Dikarenakan tidak adanya program ekspansi pada periode ini, para khalifah tidak
menaruh perhatian terhadap urusan kemiliteran. Hal ini juga mengakibatkan
menurunnya semangat kemiliteran pasukan muslim, dan tatkala negara diserbu oleh
pihak asing mereka sama sekali tidak memiliki kemampuan mengusir musuh.
Pada masa ini, dinasti
Abbasiyah tidak memiliki angkatan bersenjata yang besar dan professional dari
bangsa Arab. Untuk
mempertahankan kekuasaan dan propinsi-propinsi, mereka hanya membayar tentara.

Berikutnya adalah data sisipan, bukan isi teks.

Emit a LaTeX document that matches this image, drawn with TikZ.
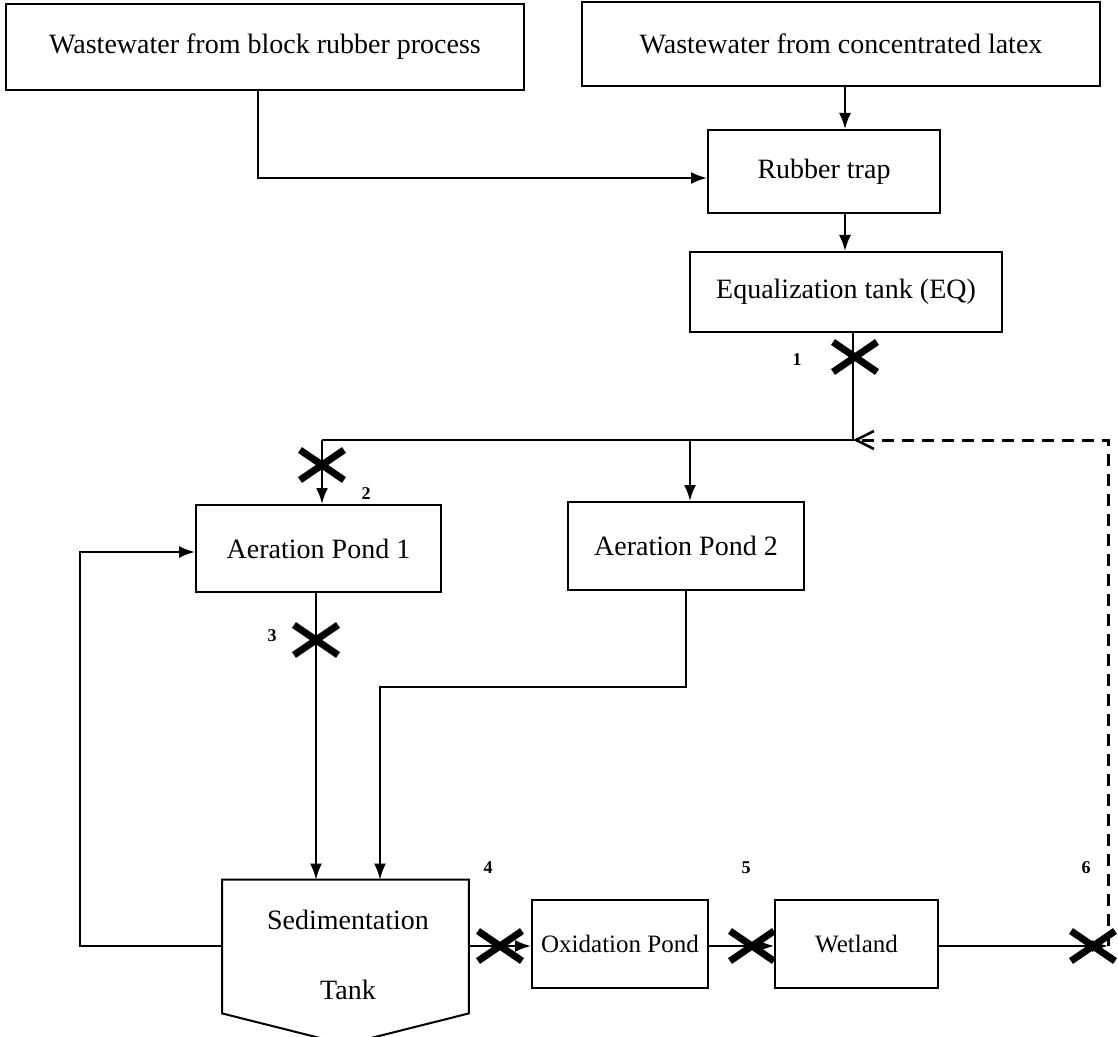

Akhirnya ketergantungan mereka pada tentara bayaran semakin meningkat. Khalifah
al-Mu’tasim sebagai anak dari ibu yang berasal dari Turki mendatangkan
orang-orang Turki untuk menjadi pengawalnya. Dengan demikian pengaruh Turki
mulailah masuk ke pusat pemerintahan. Tentara pengawal Turki ini kemudian
berkuasa di istana sebagai Pasukan Elit Pengawal Istana. Akhirnya khalifah
hanya merupakan boneka dalam tangan mereka, yang pada hakikatnya memerintah
bukan lagi khalifah, melainkan perwira-perwira dan pengawal Turki itu. Khalifah hanya terbatas di
istana saja, tanpa mengetahui perkembangan Negara yang sebenarnya.[1]
Khalifah tidak
bisa melepaskan kekuasaan dari tentara Turki, maka mau tidak mau khalifah harus
memakainya dan untuk itu khalifah harus memiliki tentara yang setia. Untuk
memiliki tentara yang setia pada khalifah dan dapat menjaga pemerintahan
diperlukan uang yang banyak untuk membayar mereka, namun beban keuangan ini
makin lama makin sulit diatasi, sehingga para tentara bayaran itu berbuat
semena-mena terhadap khalifah.
2. Faktor Non Militer
Disamping
faktor militer, banyak faktor lain yang menyebabkan khilafah Abbasiyah menjadi
mundur, masing-masing faktor tersebut saling berkaitan satu sama lain. Beberapa
diantaranya adalah sebagai berikut:[2]
a.
Perebutan Kekuasaan di Pusat Pemerintahan
Khilafah Abbasiyah didirikan
oleh Bani Abbas yang bersekutu dengan orang orang Persia. Persekutuan dilatar
belakangi oleh persamaan nasib kedua golongan itu pada masa Bani Umayyah berkuasa. Keduanya sama-sama tertindas. Setelah khilafah Abbasiyah
berdiri, dinasti Bani Abbas tetap mempertahankan persekutuan itu. Menurut Ibnu Khaldun, ada dua sebab dinasti Bani Abbas memilih orang-orang
Persia daripada orang-orang Arab. Pertama, sulit bagi orang-orang Arab untuk melupakan Bani Umayyah. Pada masa, itu mereka merupakan warga kelas
satu. Kedua, orang-orang Arab sendiri terpecah belah dengan adanya ashabiyah (kesukuan). Dengan demikian, khilafah Abbasiyah tidak ditegakkan di atas ashabiyah
tradisional.
Meskipun demikian,
orang-orang Persia tidak merasa puas. Mereka menginginkan sebuah dinasti dengan
raja dan pegawai dari Persia pula. Sementara itu
bangsa Arab beranggapan bahwa darah yang mengalir di tubuh mereka adalah darah (ras) istimewa dan
mereka menganggap rendah bangsa, non-Arab (‘ajam) di dunia Islam.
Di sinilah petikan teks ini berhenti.